É uma coisa horrível pensar a respeito do jovem que foi comido pelo crocodilo. Mas essa não é, absolutamente, a pior coisa que poderia ocorrer. Há coisas morais e espirituais muito piores do que o pensamento de ser despedaçado por um lagarto monstruoso.

Felizmente existem guias suficientes na vida para impedir que essas coisas aconteçam se estivermos dispostos a aceitar conselhos de vez em quando. Se escutarem os conselhos de seus pais, de seus professores e de seus líderes enquanto forem jovens, podem aprender como seguir o melhor guia de todos — os sussurros do Espírito Santo. Isso é revelação individual. Existe um processo pelo qual podemos ser alertados quanto a perigos espirituais. Tão seguramente quanto aquele guia advertiu-me, vocês podem receber sinais que os alertarão quando aos crocodilos espirituais que planejam emboscá-los.

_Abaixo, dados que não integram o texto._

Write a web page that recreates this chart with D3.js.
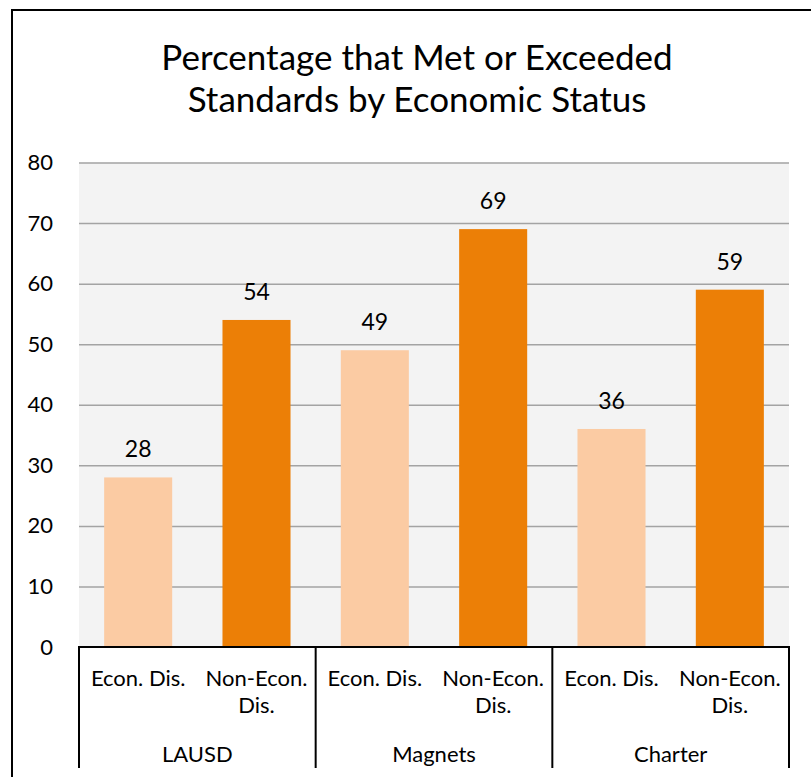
<!DOCTYPE html>
<html>
<head>
<meta charset="utf-8">
<script src="https://cdn.jsdelivr.net/npm/d3@7"></script>
<style>
  html, body { margin: 0; padding: 0; background: #ffffff; }
  svg { display: block; }
  text { font-family: Lato, "Open Sans", sans-serif; fill: #000; }
</style>
</head>
<body>
<svg id="chart" width="811" height="777"></svg>
<script>
// Chart data
const titleLines = ["Percentage that Met or Exceeded", "Standards by Economic Status"];
const groups = ["LAUSD", "Magnets", "Charter"];
const statuses = ["Econ. Dis.", "Non-Econ. Dis."];
const statusLabelLines = [["Econ. Dis."], ["Non-Econ.", "Dis."]];
const econDisValues = [28, 49, 36];
const nonEconDisValues = [54, 69, 59];
const yTicks = [0, 10, 20, 30, 40, 50, 60, 70, 80];
const statusColors = ["#fbcba3", "#ec7f06"];

const seriesValues = [econDisValues, nonEconDisValues];
const rows = [];
groups.forEach((g, gi) => {
  statuses.forEach((s, si) => {
    rows.push({ group: g, status: s, si: si, value: seriesValues[si][gi] });
  });
});

const svg = d3.select("#chart");
const plot = { left: 79, right: 789, top: 162.5, bottom: 647 };

// Outer frame (top and left edges visible)
svg.append("line").attr("x1", 11).attr("x2", 811).attr("y1", 10).attr("y2", 10)
  .attr("stroke", "#000").attr("stroke-width", 2);
svg.append("line").attr("x1", 12).attr("x2", 12).attr("y1", 9).attr("y2", 777)
  .attr("stroke", "#000").attr("stroke-width", 2);

// Title: two centred lines
svg.append("g").selectAll("text").data(titleLines).join("text")
  .attr("x", 417).attr("y", (d, i) => 69.5 + i * 42.5)
  .attr("text-anchor", "middle")
  .style("font-size", "35px")
  .text(d => d);

// Scales
const y = d3.scaleLinear().domain([0, 80]).range([plot.bottom, plot.top]);
const x0 = d3.scaleBand().domain(groups).range([plot.left, plot.right]).padding(0);
const x1 = d3.scaleBand().domain(statuses).range([0, x0.bandwidth()])
  .paddingInner(0.425).paddingOuter(0.2125);

// Plot background
svg.append("rect")
  .attr("x", plot.left).attr("y", plot.top)
  .attr("width", plot.right - plot.left).attr("height", plot.bottom - plot.top)
  .attr("fill", "#f3f3f3");

// Gridlines and y tick labels via axis
const yAxis = d3.axisLeft(y).tickValues(yTicks).tickSize(-(plot.right - plot.left)).tickPadding(26);
const gy = svg.append("g").attr("transform", `translate(${plot.left},0)`).call(yAxis);
gy.select(".domain").remove();
gy.selectAll(".tick line")
  .attr("stroke", d => d === 0 ? "none" : "#a3a3a3")
  .attr("stroke-width", 1.5);
gy.selectAll(".tick text")
  .style("font-family", "Lato, sans-serif")
  .style("font-size", "22px")
  .attr("fill", "#000");

// Bars
svg.append("g").selectAll("rect").data(rows).join("rect")
  .attr("x", d => x0(d.group) + x1(d.status))
  .attr("y", d => y(d.value))
  .attr("width", x1.bandwidth())
  .attr("height", d => y(0) - y(d.value))
  .attr("fill", d => statusColors[d.si]);

// Value labels
svg.append("g").selectAll("text").data(rows).join("text")
  .attr("x", d => x0(d.group) + x1(d.status) + x1.bandwidth() / 2)
  .attr("y", d => y(d.value) - 20)
  .attr("text-anchor", "middle")
  .style("font-size", "23px")
  .text(d => d.value);

// Category axis: baseline and group separators
svg.append("line")
  .attr("x1", plot.left - 1).attr("x2", plot.right + 1)
  .attr("y1", y(0)).attr("y2", y(0))
  .attr("stroke", "#000").attr("stroke-width", 2);

const sepX = groups.map(g => x0(g)).concat([plot.right]);
svg.append("g").selectAll("line").data(sepX).join("line")
  .attr("x1", d => d).attr("x2", d => d)
  .attr("y1", y(0)).attr("y2", 768)
  .attr("stroke", "#000").attr("stroke-width", 2);

// Status labels (possibly two lines)
const statusG = svg.append("g");
rows.forEach(d => {
  const cx = x0(d.group) + x1(d.status) + x1.bandwidth() / 2;
  statusG.append("text")
    .attr("x", cx).attr("y", 686)
    .attr("text-anchor", "middle")
    .style("font-size", "22px")
    .selectAll("tspan").data(statusLabelLines[d.si]).join("tspan")
    .attr("x", cx).attr("dy", (t, i) => i === 0 ? 0 : 27)
    .text(t => t);
});

// Group labels
svg.append("g").selectAll("text").data(groups).join("text")
  .attr("x", g => x0(g) + x0.bandwidth() / 2)
  .attr("y", 762)
  .attr("text-anchor", "middle")
  .style("font-size", "22px")
  .text(g => g);
</script>
</body>
</html>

Felizmente, existem primeiros socorros espirituais para aqueles que forem mordidos. O bispo da ala é o guia encarregado desses primeiros socorros. Ele pode também tratar os que forem moralmente trucidados por esses crocodilos espirituais — e fazer com que sejam completamente curados.

Aquela experiência na África foi outro lembrete para que eu siga o Guia. Sigo-o porque quero. Presto testemunho que Ele vive, que Jesus é o Cristo. Sei que Ele tem um corpo de carne e ossos, que dirige Sua Igreja e que Seu propósito é o de ver que todos sejamos guiados em segurança de volta à Sua presença.

Adaptado de um discurso da conferência geral de abril de 1976.